La grieta que ha dejado la Ley Televisa es más honda de lo que parece, y mantiene enredados en complicidades y silencios a no pocos actores relevantes de nuestra vida pública. Es penoso ver a los más seguir luchando contra ellos mismos a un año de la promulgación de esas reformas. De esa batalla interna se ha librado Santiago Creel, de entre los muy pocos. Sin ser responsable de ese episodio -otros son sus yerros y culpas-, ha tenido la claridad para reconocer lo que se hizo mal, y el valor de rectificar una visión sobre el saldo real de tantas cesiones y privilegios a un poder que al final se vuelve contra el Estado y es un peligro para la democracia. Se le critica ser el último en enterarse; la ocasión debe ponderarle ser el primero en expresarlo. Creel fue entrevistado por Carmen Aristegui; tobogán de preguntas en una memoria sin concesiones para el lenguaje esquivo, la periodista le arrancó la frase que desgarró las vestiduras de la clase política: "Fue una imposición, no una negociación". Vinieron desmentidos, y mucho silencio de muchos.

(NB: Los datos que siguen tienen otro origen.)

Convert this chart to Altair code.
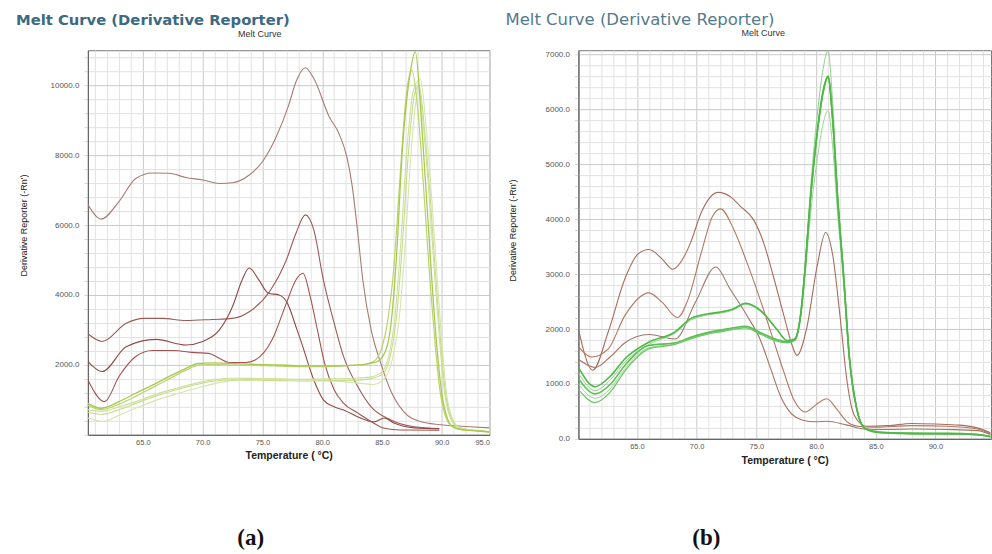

El proceso de aprobación de la Ley Televisa fue tan ominoso en términos ético, jurídico y político, que resultará muy difícil para varios de los responsables, operadores y para quienes votaron a favor reconocer que fue una imposición, que se doblegaron ante la presión mediática del poderoso consorcio televisivo. Y quizá ese secuestro mental sea uno de los mayores perjuicios ocasionados a la República, porque muchos de esos actores continúan teniendo responsabilidades públicas, y son conciencias atrapadas en la peor de las complicidades: el silencio. No será fácil admitir para varios de los legisladores que fueron contra sus convicciones que, frente al frío cálculo de poder y dinero sin límites con los que Televisa llevó a la legislación de radio y tv su plan para expandir sus negocios a las telecomunicaciones, respondieron con igual o peor pragmatismo, porque decidieron guardar sus principios y valores mientras pasaban las campañas, se desentendieron del interés público que decían defender y perdieron el derecho de llamarse ante la historia representantes populares. Dejaron pasar una de las dos o tres oportunidades que la vida nos ofrece para decir quiénes somos y qué no somos. Será muy complejo para quienes tuvieron que subir a la tribuna concurrir a los medios de comunicación a defender lo indefendible, aceptar que lo hicieron en un obsoleto concepto de disciplina partidaria que los llevó a actuar por encima de la razón y por debajo de la dignidad, mientras sabían que se entregaban bienes del dominio de la nación a cambio de no ser castigados con la enemistad de los barones de la tv.
Casi imposible será que haya quienes reconozcan que también usaron ese proceso para negociar el siguiente paso de su carrera política, el tránsito entre el escaño senatorial y la curul de diputado o viceversa. Que vieron para sí la ocasión de sacar tajada personal, subir el precio de su vendimia o conseguir buen trato informativo en la pantalla de tv y tarifas mínimas para su promoción electoral. Los que se acomodan siempre. Será cuesta arriba admitir para otros que se pusieron en juego envidias y fobias personales al marcar su posición a favor, y quienes pretendiendo ser alguien en la vida no supieron cómo serlo y terminaron arrimados a la sombra protectora del sello monopólico para asumirse -en protagonismo efímero- como amigos de Televisa. Sería un milagro que reconocieran que, como dice Oscar Wilde, el vicio mayor del comportamiento humano es la superficialidad, la debilidad del espíritu. Porque en la aprobación de la Ley Televisa concurrieron varias de esas rupturas personales que configuran toda etapa de demolición ética y política de una nación. Sin una pizca de idealismo ni sentido de rectificación, sobresalió la simulación como respuesta a lo dicho por Ceel. En el cinismo que encarnó como su método de trabajo, Enrique Jackson dice que la aprobación fue a conciencia y de nada tiene que avergonzarse. Deben ser más sus deudas de precampaña que sus rubores en la vida. Emilio Gamboa nunca vio nada raro sino la transparencia hecha ley. Héctor Larios no recuerda presiones y Manlio Fabio Beltrones es testigo de que fue un proceso pulcro donde la democracia se impuso. Ese lenguaje es demoledor para la política, porque la corrupción del lenguaje es la mayor corrupción, decía Octavio Paz. El que prostituye la palabra lo prostituye enseguida todo.
Frente a la desmemoria, la ridiculez, la demencia y el cinismo con que diversos actores políticos pretenden negar las amenazas, el chantaje y la imposición de Televisa en ese proceso que doblegó a dos poderes constitucionales del Estado, no debemos abdicar de denunciar con claridad la presión que se ejerció. Sólo reconociendo esa realidad se iniciará una verdadera ruta de rectificación. Sólo la verdad podrá liberar a la política del secuestro mediático en que se encuentra.